As Whiston powerfully demonstrates, both the external and internal evidence strongly favors the authenticity of Josephus’ testimony to Jesus Christ in Antiquities 18.3.3. Thus, it may properly be concluded that not only the first text below, but the second also, are testimonies to Jesus Christ from outside the New Testament from within the first century A. D.:
[Ananus] assembled the sanhedrin of the judges, and brought before it the brother of Jesus called Christ [Ἰησοῦ τοῦ λεγομένου Χριστοῦ], whose name was James, and some others. When he had accused them as breakers of the law, he delivered them to be stoned. (Antiquities 20.9.1)

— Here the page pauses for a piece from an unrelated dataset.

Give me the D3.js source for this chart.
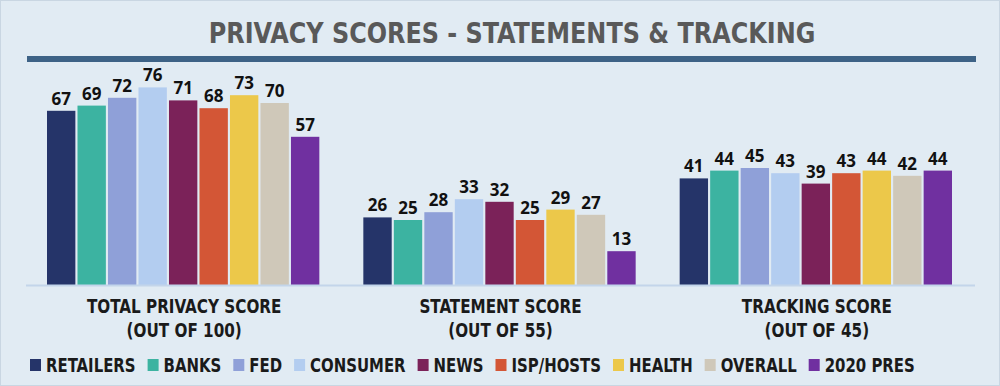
<!DOCTYPE html>
<html>
<head>
<meta charset="utf-8">
<script src="https://cdn.jsdelivr.net/npm/d3@7"></script>
<style>
  body { margin: 0; background: #e1ebf3; }
  svg { display: block; }
  .cond { font-family: "Liberation Sans Narrow", "DejaVu Sans Condensed", sans-serif; font-weight: bold; }
</style>
</head>
<body>
<div id="main_area"></div>
<script>
// 数据
var groups = ["TOTAL PRIVACY SCORE", "STATEMENT SCORE", "TRACKING SCORE"];
var groupSub = ["(OUT OF 100)", "(OUT OF 55)", "(OUT OF 45)"];
var seriesNames = ["RETAILERS", "BANKS", "FED", "CONSUMER", "NEWS", "ISP/HOSTS", "HEALTH", "OVERALL", "2020 PRES"];
var totalScore = [67, 69, 72, 76, 71, 68, 73, 70, 57];
var statementScore = [26, 25, 28, 33, 32, 25, 29, 27, 13];
var trackingScore = [41, 44, 45, 43, 39, 43, 44, 42, 44];
var colors = ["#253469", "#3cb3a1", "#8fa0d8", "#b3cdf0", "#7b2259", "#d35636", "#ecc84a", "#cfc8b9", "#7030a0"];

var values = [totalScore, statementScore, trackingScore];

var W = 1000, H = 386;
var svg = d3.select("#main_area").append("svg")
    .attr("width", W)
    .attr("height", H);

svg.append("rect")
    .attr("x", 0.5).attr("y", 0.5)
    .attr("width", W - 1).attr("height", H - 1)
    .attr("fill", "#e1ebf3")
    .attr("stroke", "#c9d6e2");

// 窄字体：横向压缩
function condText(parent, x, y, size, sx, anchor, txt, fill) {
    return parent.append("text")
        .attr("class", "cond")
        .attr("transform", "translate(" + x + "," + y + ") scale(" + sx + ",1)")
        .attr("text-anchor", anchor)
        .attr("font-size", size)
        .attr("fill", fill)
        .text(txt);
}

// 标题
condText(svg, 512, 43, 28, 0.95, "middle", "PRIVACY SCORES - STATEMENTS & TRACKING", "#595959");

svg.append("rect")
    .attr("x", 27).attr("y", 56)
    .attr("width", 949).attr("height", 6)
    .attr("fill", "#3d6286");

// 比例尺
var x0 = d3.scaleBand()
    .domain(groups)
    .range([26, 975])
    .paddingInner(0)
    .paddingOuter(0);
var x1 = d3.scaleBand()
    .domain(seriesNames)
    .range([21, x0.bandwidth() - 23])
    .paddingInner(0.07);
var y = d3.scaleLinear()
    .domain([0, 100])
    .range([285, 25]);

var g = svg.selectAll("g.grp")
    .data(groups)
    .enter()
    .append("g")
    .attr("class", "grp")
    .attr("transform", function (d) { return "translate(" + x0(d) + ",0)"; });

g.selectAll("rect")
    .data(function (d, i) {
        return values[i].map(function (v, j) { return {name: seriesNames[j], v: v, c: colors[j]}; });
    })
    .enter()
    .append("rect")
    .attr("x", function (d) { return x1(d.name); })
    .attr("y", function (d) { return y(d.v); })
    .attr("width", x1.bandwidth())
    .attr("height", function (d) { return y(0) - y(d.v); })
    .attr("fill", function (d) { return d.c; });

g.selectAll("text.val")
    .data(function (d, i) {
        return values[i].map(function (v, j) { return {name: seriesNames[j], v: v}; });
    })
    .enter()
    .append("text")
    .attr("class", "val")
    .attr("x", function (d) { return x1(d.name) + x1.bandwidth() / 2; })
    .attr("y", function (d) { return y(d.v) - 6; })
    .attr("text-anchor", "middle")
    .attr("font-family", "'Open Sans', sans-serif")
    .attr("font-size", 17)
    .attr("font-weight", "bold")
    .attr("fill", "#111")
    .text(function (d) { return d.v; });

// x轴
svg.append("line")
    .attr("x1", 26).attr("x2", 975)
    .attr("y1", y(0) + 0.5).attr("y2", y(0) + 0.5)
    .attr("stroke", "#c3d5ea")
    .attr("stroke-width", 2);

g.each(function (d, i) {
    var gg = d3.select(this);
    condText(gg, x0.bandwidth() / 2, 313, 19, 0.89, "middle", d, "#1a1a1a");
    condText(gg, x0.bandwidth() / 2, 337, 19, 0.89, "middle", groupSub[i], "#1a1a1a");
});

// 图例
var lg = svg.append("g");
var lx = 30;
seriesNames.forEach(function (name, i) {
    lg.append("rect")
        .attr("x", lx).attr("y", 359)
        .attr("width", 11).attr("height", 12)
        .attr("fill", colors[i]);
    var t = condText(lg, lx + 16, 372, 20, 0.83, "start", name, "#1a1a1a");
    lx += 16 + t.node().getComputedTextLength() * 0.83 + 12;
});
</script>
</body>
</html>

Around this time lived Jesus, a wise man, if indeed it is right to call him a man. For he was a worker of amazing deeds and was a teacher of people who accept the truth with pleasure. He won over both many Jews and many Greeks. He was the Christ. Pilate, when he heard him accused by the leading men among us, condemned him to the cross, but those who had first loved him did not cease doing so. For on the third day he appeared to them alive again, the divine prophets having prophesied these and myriad other things about him. To this day the tribe of Christians named after him has not disappeared. (Antiquities 18.3.3)

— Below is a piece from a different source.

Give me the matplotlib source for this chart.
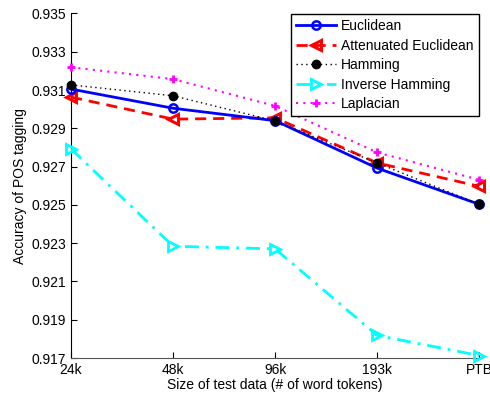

Γίνεται δὲ κατὰ τοῦτον τὸν χρόνον Ἰησοῦς σοφὸς ἀνήρ, εἴγε ἄνδρα αὐτὸν λέγειν χρή. ἦν γὰρ παραδόξων ἔργων ποιητής, διδάσκαλος ἀνθρώπων τῶν ἡδονῇ τἀληθῆ δεχομένων, καὶ πολλοὺς μὲν Ἰουδαίους, πολλοὺς δὲ καὶ τοῦ Ἑλληνικοῦ ἐπηγάγετο. ὁ Χριστὸς οὗτος ἦν. καὶ αὐτὸν ἐνδείξει τῶν πρῶτων ἀνδῶν παρʼ ἡμῖν σταυρῷ ἐπιτετιμηκότος Πιλάτου οὐκ ἐπαύσαντο οἱ τὸ πρῶτον ἀγαπήσαντες. ἐφάνη γὰρ αὐτοῖς τρίτην ἔχων ἡμέραν πάλιν ζῶν τῶν θείων προφητῶν ταυτά τε καὶ ἄλλα μυρία περὶ αὐτοῦ θαυμάσια εἰρηκότων. εἰς ἔτι τε νῦν τῶν Χριστιανῶν ἀπὸ τοῦδε ὠνομασμένον οὐκ ἐπέλιπε τὸ φῦλον.